*Data excerpt*.

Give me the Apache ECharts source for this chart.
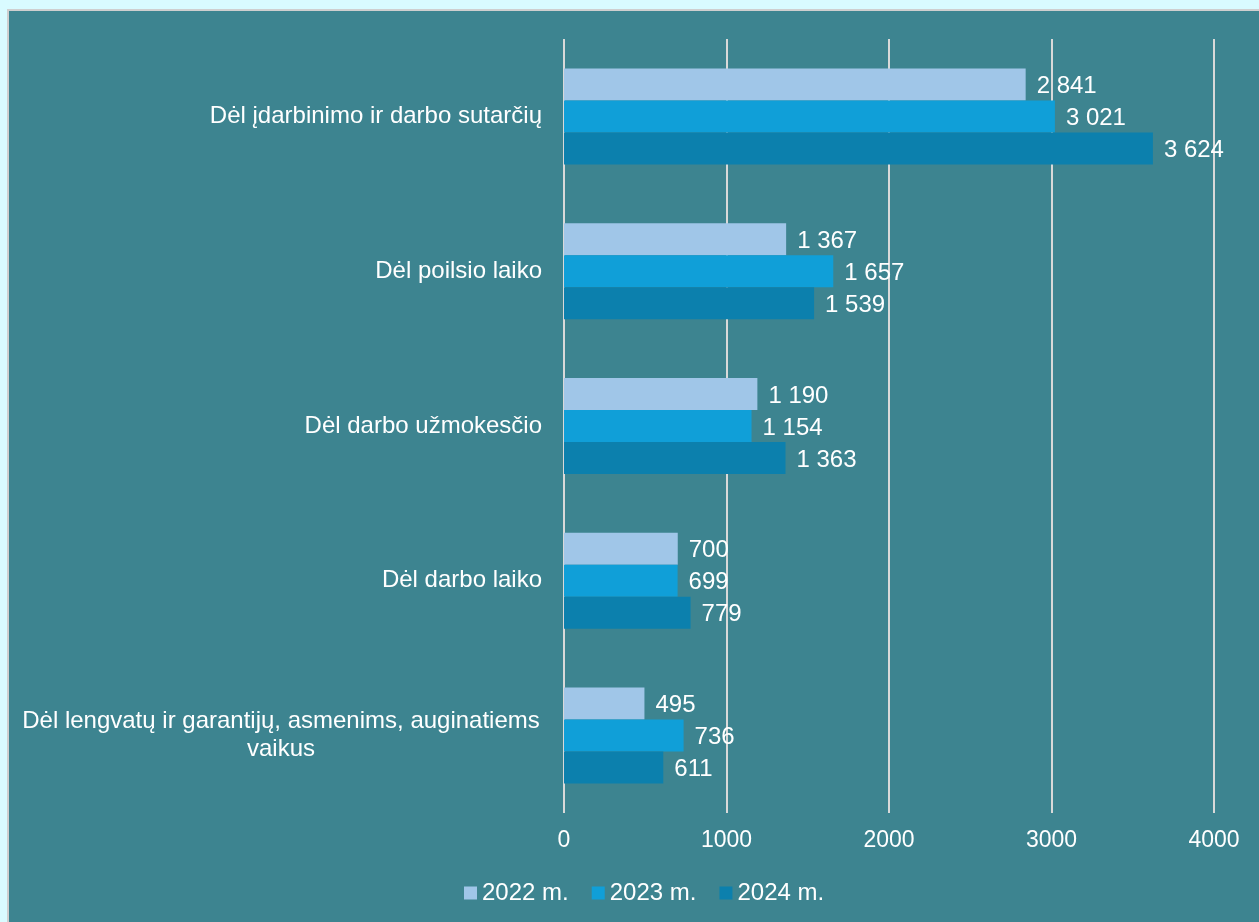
<!DOCTYPE html>
<html>
<head>
<meta charset="utf-8">
<script src="https://cdn.jsdelivr.net/npm/echarts@6/dist/echarts.min.js"></script>
<style>
  html, body { margin: 0; padding: 0; background: #d9fbff; width: 1259px; height: 922px; overflow: hidden; }
  #frame { position: absolute; left: 7px; top: 9px; width: 1252px; height: 913px; border-top: 2px solid #cfcfcf; border-left: 2px solid #cfcfcf; background: #3d8490; }
  #chart { width: 1250px; height: 911px; }
</style>
</head>
<body>
<div id="frame"><div id="chart"></div></div>
<script>
const categories = [
  'Dėl įdarbinimo ir darbo sutarčių',
  'Dėl poilsio laiko',
  'Dėl darbo užmokesčio',
  'Dėl darbo laiko',
  'Dėl lengvatų ir garantijų, asmenims, auginatiems vaikus'
];
const seriesNames = ['2022 m.', '2023 m.', '2024 m.'];
const values2022 = [2841, 1367, 1190, 700, 495];
const values2023 = [3021, 1657, 1154, 699, 736];
const values2024 = [3624, 1539, 1363, 779, 611];
const xTicks = [0, 1000, 2000, 3000, 4000];
const colors = ['#a0c6e8', '#109fd8', '#0c80ad'];
const FONT = 'Liberation Sans, Arial, sans-serif';

function fmtNum(v) {
  return String(v).replace(/\B(?=(\d{3})+(?!\d))/g, ' ');
}
function wrapLabel(s) {
  if (s.length <= 48) return s;
  const words = s.split(' ');
  let lines = [], cur = '';
  words.forEach(w => {
    const t = cur ? cur + ' ' + w : w;
    if (t.length > 48) { lines.push(cur); cur = w; } else cur = t;
  });
  if (cur) lines.push(cur);
  return lines.map(l => '{c|' + l + '}').join('\n');
}

const chart = echarts.init(document.getElementById('chart'));
const mk = (name, data, i) => ({
  name, type: 'bar', data,
  barWidth: 32, barGap: '0%',
  itemStyle: { color: colors[i] },
  label: {
    show: true, position: 'right', distance: 11, offset: [0, 2],
    color: '#ffffff', fontSize: 24, fontFamily: FONT,
    formatter: p => fmtNum(p.value)
  }
});
chart.setOption({
  animation: false,
  backgroundColor: '#3d8490',
  textStyle: { fontFamily: FONT },
  grid: { left: 555, right: 45, top: 28, bottom: 109 },
  xAxis: {
    type: 'value', min: 0, max: 4000, interval: 1000,
    axisLine: { show: false }, axisTick: { show: false },
    splitLine: { show: true, lineStyle: { color: '#d9d9d9', width: 2 } },
    axisLabel: { color: '#ffffff', fontSize: 23, margin: 16,
      formatter: v => xTicks.includes(v) ? String(v) : '' }
  },
  yAxis: {
    type: 'category', data: categories, inverse: true,
    axisLine: { show: false }, axisTick: { show: false },
    axisLabel: {
      color: '#ffffff', fontSize: 24, margin: 22, lineHeight: 28,
      formatter: wrapLabel,
      rich: { c: { color: '#ffffff', fontSize: 24, width: 522, align: 'center', lineHeight: 28 } }
    }
  },
  legend: {
    bottom: 12, left: 450,
    itemWidth: 13, itemHeight: 13, itemGap: 23, icon: 'rect',
    textStyle: { color: '#ffffff', fontSize: 24 },
    data: seriesNames
  },
  series: [mk(seriesNames[0], values2022, 0), mk(seriesNames[1], values2023, 1), mk(seriesNames[2], values2024, 2)]
});
</script>
</body>
</html>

*The problem*.
Every line of text is to be repeated exactly; pictures are left out.

*Response below*.
Give me the Apache ECharts source for this chart.
<!DOCTYPE html>
<html>
<head>
<meta charset="utf-8">
<script src="https://cdn.jsdelivr.net/npm/echarts@6/dist/echarts.min.js"></script>
<style>
  html, body { margin: 0; padding: 0; background: #d9fbff; width: 1259px; height: 922px; overflow: hidden; }
  #frame { position: absolute; left: 7px; top: 9px; width: 1252px; height: 913px; border-top: 2px solid #cfcfcf; border-left: 2px solid #cfcfcf; background: #3d8490; }
  #chart { width: 1250px; height: 911px; }
</style>
</head>
<body>
<div id="frame"><div id="chart"></div></div>
<script>
const categories = [
  'Dėl įdarbinimo ir darbo sutarčių',
  'Dėl poilsio laiko',
  'Dėl darbo užmokesčio',
  'Dėl darbo laiko',
  'Dėl lengvatų ir garantijų, asmenims, auginatiems vaikus'
];
const seriesNames = ['2022 m.', '2023 m.', '2024 m.'];
const values2022 = [2841, 1367, 1190, 700, 495];
const values2023 = [3021, 1657, 1154, 699, 736];
const values2024 = [3624, 1539, 1363, 779, 611];
const xTicks = [0, 1000, 2000, 3000, 4000];
const colors = ['#a0c6e8', '#109fd8', '#0c80ad'];
const FONT = 'Liberation Sans, Arial, sans-serif';

function fmtNum(v) {
  return String(v).replace(/\B(?=(\d{3})+(?!\d))/g, ' ');
}
function wrapLabel(s) {
  if (s.length <= 48) return s;
  const words = s.split(' ');
  let lines = [], cur = '';
  words.forEach(w => {
    const t = cur ? cur + ' ' + w : w;
    if (t.length > 48) { lines.push(cur); cur = w; } else cur = t;
  });
  if (cur) lines.push(cur);
  return lines.map(l => '{c|' + l + '}').join('\n');
}

const chart = echarts.init(document.getElementById('chart'));
const mk = (name, data, i) => ({
  name, type: 'bar', data,
  barWidth: 32, barGap: '0%',
  itemStyle: { color: colors[i] },
  label: {
    show: true, position: 'right', distance: 11, offset: [0, 2],
    color: '#ffffff', fontSize: 24, fontFamily: FONT,
    formatter: p => fmtNum(p.value)
  }
});
chart.setOption({
  animation: false,
  backgroundColor: '#3d8490',
  textStyle: { fontFamily: FONT },
  grid: { left: 555, right: 45, top: 28, bottom: 109 },
  xAxis: {
    type: 'value', min: 0, max: 4000, interval: 1000,
    axisLine: { show: false }, axisTick: { show: false },
    splitLine: { show: true, lineStyle: { color: '#d9d9d9', width: 2 } },
    axisLabel: { color: '#ffffff', fontSize: 23, margin: 16,
      formatter: v => xTicks.includes(v) ? String(v) : '' }
  },
  yAxis: {
    type: 'category', data: categories, inverse: true,
    axisLine: { show: false }, axisTick: { show: false },
    axisLabel: {
      color: '#ffffff', fontSize: 24, margin: 22, lineHeight: 28,
      formatter: wrapLabel,
      rich: { c: { color: '#ffffff', fontSize: 24, width: 522, align: 'center', lineHeight: 28 } }
    }
  },
  legend: {
    bottom: 12, left: 450,
    itemWidth: 13, itemHeight: 13, itemGap: 23, icon: 'rect',
    textStyle: { color: '#ffffff', fontSize: 24 },
    data: seriesNames
  },
  series: [mk(seriesNames[0], values2022, 0), mk(seriesNames[1], values2023, 1), mk(seriesNames[2], values2024, 2)]
});
</script>
</body>
</html>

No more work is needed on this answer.